** BEGIN Entries shown **

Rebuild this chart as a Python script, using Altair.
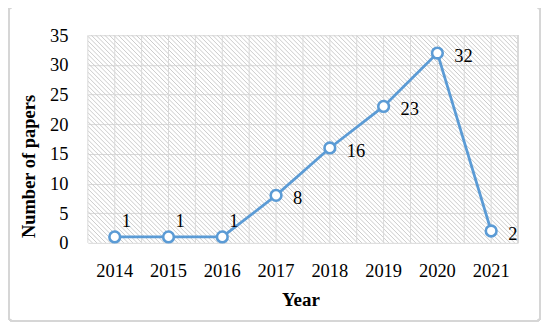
import altair as alt
import pandas as pd

years = ["2014", "2015", "2016", "2017", "2018", "2019", "2020", "2021"]
papers = [1, 1, 1, 8, 16, 23, 32, 2]

W, H = 431, 208
BLUE = "#5B9BD5"
GRID = "#d9d9d9"
FONT = "Liberation Serif"

df = pd.DataFrame({"year": years, "papers": papers, "idx": list(range(len(years)))})

# decorative diagonal hatch of the plot area (pixel space)
step = 4.5
rows = []
c = -H
while c < W:
    if c >= 0:
        x0, y0 = c, 0
    else:
        x0, y0 = 0, -c
    x1, y1 = H + c, H
    if x1 > W:
        x1, y1 = W, W - c
    rows.append({"hx": x0, "hy": y0, "hx2": x1, "hy2": y1})
    c += step
hatch_df = pd.DataFrame(rows)

hatch = alt.Chart(hatch_df).mark_rule(color="#cbcbcb", strokeWidth=1).encode(
    x=alt.X("hx:Q", scale=None),
    y=alt.Y("hy:Q", scale=None),
    x2="hx2:Q",
    y2="hy2:Q",
)

base = alt.Chart(df)

xaxis = alt.Axis(
    title="Year", labelAngle=0, domain=False, ticks=False, grid=False,
    labelPadding=34, labelBaseline="alphabetic", labelFontSize=18.5,
    labelColor="#000000", labelFont=FONT,
    titleFontSize=19, titleFontWeight="bold", titleX=213, titleY=63,
    titleBaseline="alphabetic", titleAlign="center", titleColor="#000000",
    titleFont=FONT,
)
yaxis = alt.Axis(
    title="Number of papers", values=[0, 5, 10, 15, 20, 25, 30, 35],
    domain=False, ticks=False, grid=True, gridColor=GRID, labelPadding=20,
    labelFontSize=18.5, labelColor="#000000", labelFont=FONT, titleFontSize=18.5,
    titleFontWeight="bold", titleX=-53, titleY=131, titleAngle=-90,
    titleBaseline="alphabetic", titleAlign="center", titleColor="#000000",
    titleFont=FONT,
)
xscale = alt.Scale(paddingInner=0, paddingOuter=0)
yscale = alt.Scale(domain=[0, 35], nice=False)

def X(**kw):
    return alt.X("year:O", sort=years, scale=xscale, axis=xaxis, **kw)

def Y():
    return alt.Y("papers:Q", scale=yscale, axis=yaxis)

vgrid_c = base.mark_rule(color=GRID, strokeWidth=1).encode(x=X())
vgrid_b = base.mark_rule(color=GRID, strokeWidth=1).encode(x=X(bandPosition=0))
vgrid_r = base.mark_rule(color=GRID, strokeWidth=1).encode(
    x=alt.value(W), y=alt.value(0), y2=alt.value(H)
)

line = base.mark_line(color=BLUE, strokeWidth=2.75).encode(x=X(), y=Y())
pts = base.mark_point(
    shape="circle", filled=True, fill="white", stroke=BLUE, strokeWidth=2.6,
    size=115, opacity=1,
).encode(x=X(), y=Y())

lab_low = base.transform_filter("datum.idx < 3").mark_text(
    align="left", baseline="middle", dx=7, dy=-16, fontSize=18.5, color="#000000",
    font=FONT,
).encode(x=X(), y=Y(), text="papers:Q")
lab_hi = base.transform_filter("datum.idx >= 3").mark_text(
    align="left", baseline="middle", dx=17, dy=3, fontSize=18.5, color="#000000",
    font=FONT,
).encode(x=X(), y=Y(), text="papers:Q")

border = alt.Chart(df).mark_rect(
    fill=None, stroke="#d6d6d6", strokeWidth=1.6, cornerRadius=3
).encode(
    x=alt.value(-79), x2=alt.value(W + 22), y=alt.value(-28), y2=alt.value(H + 78)
)

chart = alt.layer(
    border, hatch, vgrid_c, vgrid_b, vgrid_r, line, pts, lab_low, lab_hi
).properties(
    width=W, height=H,
    autosize=alt.AutoSizeParams(type="none"),
    padding={"left": 80, "top": 27, "right": 24, "bottom": 80},
).configure(font=FONT).configure_view(stroke=None)

chart.save("out.html", embed_options={"renderer": "svg", "actions": False})
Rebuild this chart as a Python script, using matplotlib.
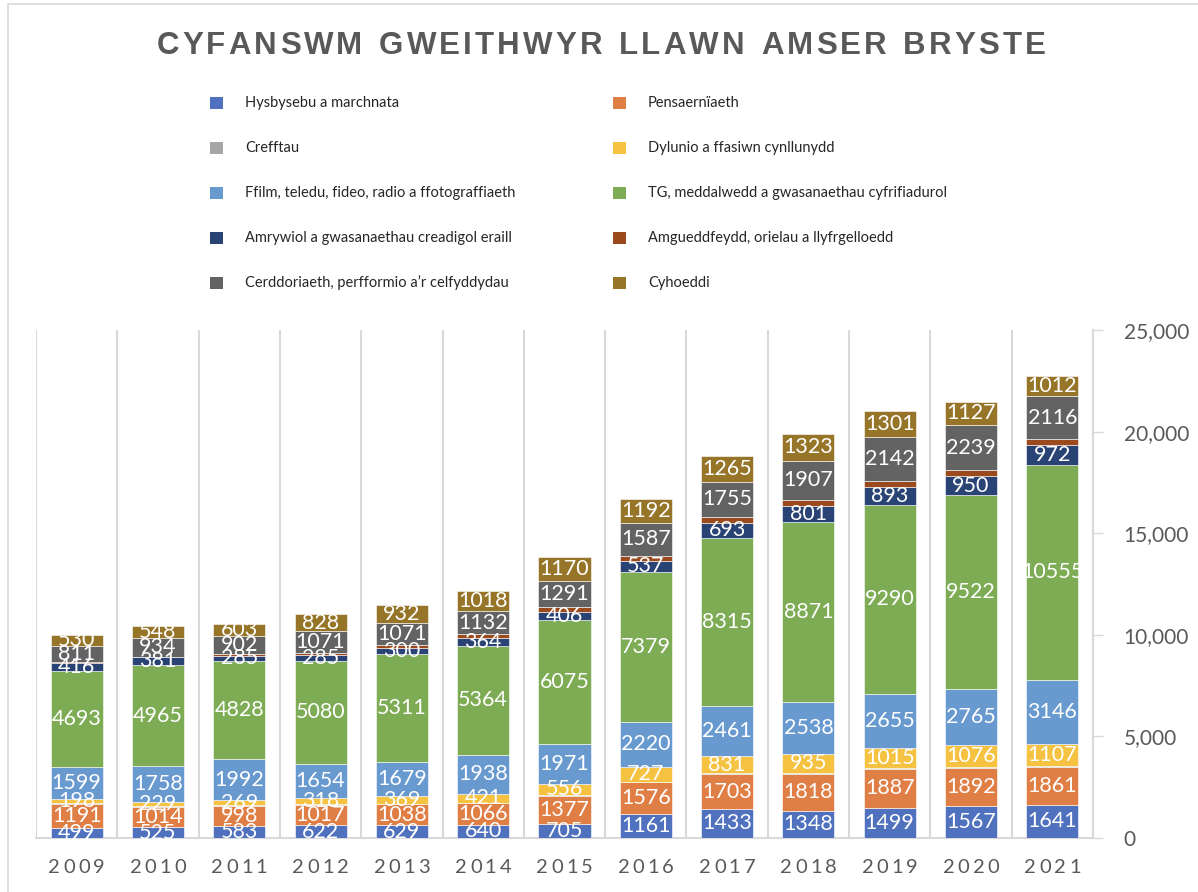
"""Stacked bar chart of full-time creative industry workers in Bristol, 2009-2021."""
import numpy as np
import matplotlib
matplotlib.use("Agg")
import matplotlib.pyplot as plt
from matplotlib.patches import Rectangle

years = ["2009", "2010", "2011", "2012", "2013", "2014", "2015",
         "2016", "2017", "2018", "2019", "2020", "2021"]

categories = [
    "Hysbysebu a marchnata",
    "Pensaernïaeth",
    "Crefftau",
    "Dylunio a ffasiwn cynllunydd",
    "Ffilm, teledu, fideo, radio a ffotograffiaeth",
    "TG, meddalwedd a gwasanaethau cyfrifiadurol",
    "Amrywiol a gwasanaethau creadigol eraill",
    "Amgueddfeydd, orielau a llyfrgelloedd",
    "Cerddoriaeth, perfformio a’r celfyddydau",
    "Cyhoeddi",
]

hysbysebu = [499, 525, 583, 622, 629, 640, 705, 1161, 1433, 1348, 1499, 1567, 1641]
pensaerniaeth = [1191, 1014, 998, 1017, 1038, 1066, 1377, 1576, 1703, 1818, 1887, 1892, 1861]
crefftau = [20, 20, 25, 30, 30, 35, 35, 40, 45, 45, 50, 45, 40]
dylunio = [198, 229, 269, 318, 369, 421, 556, 727, 831, 935, 1015, 1076, 1107]
ffilm = [1599, 1758, 1992, 1654, 1679, 1938, 1971, 2220, 2461, 2538, 2655, 2765, 3146]
tg = [4693, 4965, 4828, 5080, 5311, 5364, 6075, 7379, 8315, 8871, 9290, 9522, 10555]
amrywiol = [416, 381, 285, 285, 300, 364, 406, 537, 693, 801, 893, 950, 972]
amgueddfeydd = [30, 40, 60, 110, 130, 190, 220, 260, 300, 300, 290, 280, 290]
cerddoriaeth = [811, 934, 902, 1071, 1071, 1132, 1291, 1587, 1755, 1907, 2142, 2239, 2116]
cyhoeddi = [530, 548, 603, 828, 932, 1018, 1170, 1192, 1265, 1323, 1301, 1127, 1012]

series = [hysbysebu, pensaerniaeth, crefftau, dylunio, ffilm, tg,
          amrywiol, amgueddfeydd, cerddoriaeth, cyhoeddi]
labelled = [True, True, False, True, True, True, True, False, True, True]
colors = ["#4F71BE", "#E07F45", "#A5A5A5", "#F5C242", "#6899CF",
          "#7DAC55", "#2A4375", "#9B4A1E", "#636363", "#977528"]

TEXT_GREY = "#595959"
W, H = 1198, 892


def px(x, y):
    """Figure pixels (origin top-left) to figure fraction."""
    return x / W, 1 - y / H


def spaced_text(fig, s, xc, y, gap, **kw):
    """Draw a string with extra letter spacing, centred at pixel xc."""
    renderer = fig.canvas.get_renderer()
    widths = []
    for ch in s:
        t = fig.text(0, 0, ch if ch != " " else "n", **kw)
        widths.append(t.get_window_extent(renderer).width * (0.55 if ch == " " else 1))
        t.remove()
    total = sum(widths) + gap * (len(s) - 1)
    x = xc - total / 2
    for ch, w in zip(s, widths):
        fx, fy = px(x, y)
        fig.text(fx, fy, ch, ha="left", va="baseline", **kw)
        x += w + gap


fig = plt.figure(figsize=(W / 100, H / 100), dpi=100)
ax = fig.add_axes([36 / W, (H - 838) / H, (1093 - 36) / W, (838 - 330) / H])

x = np.arange(len(years))
bottom = np.zeros(len(years))
for name, vals, col, lab in zip(categories, series, colors, labelled):
    bars = ax.bar(x, vals, 0.64, bottom=bottom, color=col, label=name,
                  edgecolor="white", linewidth=0.4, zorder=3)
    if lab:
        ax.bar_label(bars, labels=[str(v) for v in vals], label_type="center",
                     color="white", fontsize=15.5, family="Lato", zorder=4)
    bottom += np.array(vals)

ax.set_xlim(-0.5, len(years) - 0.5)
ax.set_ylim(0, 25000)
ax.yaxis.tick_right()
ax.set_yticks(np.arange(0, 25001, 5000))
ax.set_yticklabels([f"{v:,}" for v in range(0, 25001, 5000)],
                   fontsize=15, family="Lato", color=TEXT_GREY)
ax.tick_params(axis="y", length=7, width=1, color="#D9D9D9", pad=15)
ax.set_xticks(x)
ax.set_xticklabels([])
ax.tick_params(axis="x", length=0)

for b in np.arange(-0.5, len(years), 1.0):
    ax.axvline(b, color="#D9D9D9", lw=1.5, zorder=1)
for side in ["top", "left"]:
    ax.spines[side].set_visible(False)
ax.spines["right"].set_color("#D9D9D9")
ax.spines["right"].set_linewidth(1.5)
ax.spines["bottom"].set_color("#D9D9D9")
ax.spines["bottom"].set_linewidth(1.5)

# year labels with letter spacing
fig.canvas.draw()
for i, yr in enumerate(years):
    xd = ax.transData.transform((i, 0))[0]
    spaced_text(fig, yr, xd, 873, 3.2, fontsize=14.5, family="Lato", color=TEXT_GREY)

# title
spaced_text(fig, "CYFANSWM GWEITHWYR LLAWN AMSER BRYSTE", 601, 54, 3.1,
            fontsize=22.5, family="Liberation Sans", weight="bold", color=TEXT_GREY)

# legend, filled row by row in stacking order
for i, (name, col) in enumerate(zip(categories, colors)):
    row, colno = divmod(i, 2)
    mx = [210, 613][colno]
    my = 103 + 45 * row
    fx, fy = px(mx, my + 6)
    fig.patches.append(Rectangle((fx, fy), 13 / W, 12 / H, transform=fig.transFigure,
                                 facecolor=col, edgecolor="none"))
    tx, ty = px(mx + 35, my)
    fig.text(tx, ty, name, fontsize=10.5, family="Lato", color="#262626",
             ha="left", va="center")

# outer border
fx, fy = px(8, 4)
fig.patches.append(Rectangle((fx, -0.1), 1.2, fy + 0.1, transform=fig.transFigure,
                             facecolor="none", edgecolor="#D9D9D9", lw=1.2))

fig.savefig("out.png", dpi=100)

** END Entries shown **

Exercise aim ->
Find the lines containing "matplotlib" and list every one of them.

Exercise output ->
Rebuild this chart as a Python script, using matplotlib.
import matplotlib
matplotlib.use("Agg")
import matplotlib.pyplot as plt
from matplotlib.patches import Rectangle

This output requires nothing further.